A subnet, or sub-network, is essentially a small network that is a part of a larger network. The main purpose of a subnet like a broadcast domain is to provide communication between devices on a data network. It does this through the MAC addresses on those devices. The main purpose of a subnet is to help relieve congestion in a network, which can help to increase performance.

A subnet mask will look similar to an IP address, but it features four 8-bit numbers that are separated by periods.


DNS stands for Domain Name System, and it helps to convert domain names that are readable by humans into IP addresses, which are used by computers. Computers don’t communicate with one another using standard “human language”. Instead, they use numbers. When you enter a domain into a browser, it will convert it into numbers, so it can connect to the website that you want to visit.

A DNS server is a computer server that has a database of public IP addresses and their hostnames. DNS servers are often configured on a router or a computer when connecting to an ISP. There are two DNS servers configured to provide redundancy if one of them fails for some reason.

On a Windows PC, you can use the “dnslookup” command to quester your DNS server and get any information that you might need.

Finding What You Need

Depending on the device you are using, there will be different ways to find your IP, subnet mask, DNS, and gateway. Often, you can find the IP addresses in the network settings of your device.

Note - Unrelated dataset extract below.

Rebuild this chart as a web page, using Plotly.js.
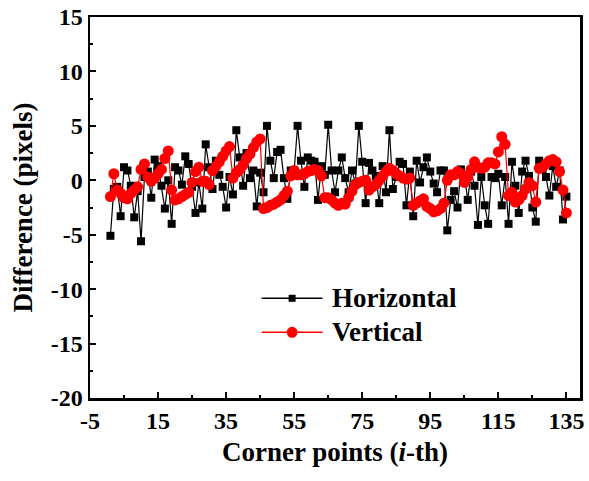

If you are using Windows, you can also click the Start button and enter “cmd” in the search box. Press Enter to see a list of results including Command Prompt. Click on that and then click on Run as Administrator. Click Continue and type “ipconfig” and press enter. You should then see the IP address, the subnet mask, and the default gateway.

Always take the time to familiarize yourself with the equipment you are using, so you know how to find all of this information quickly and easily.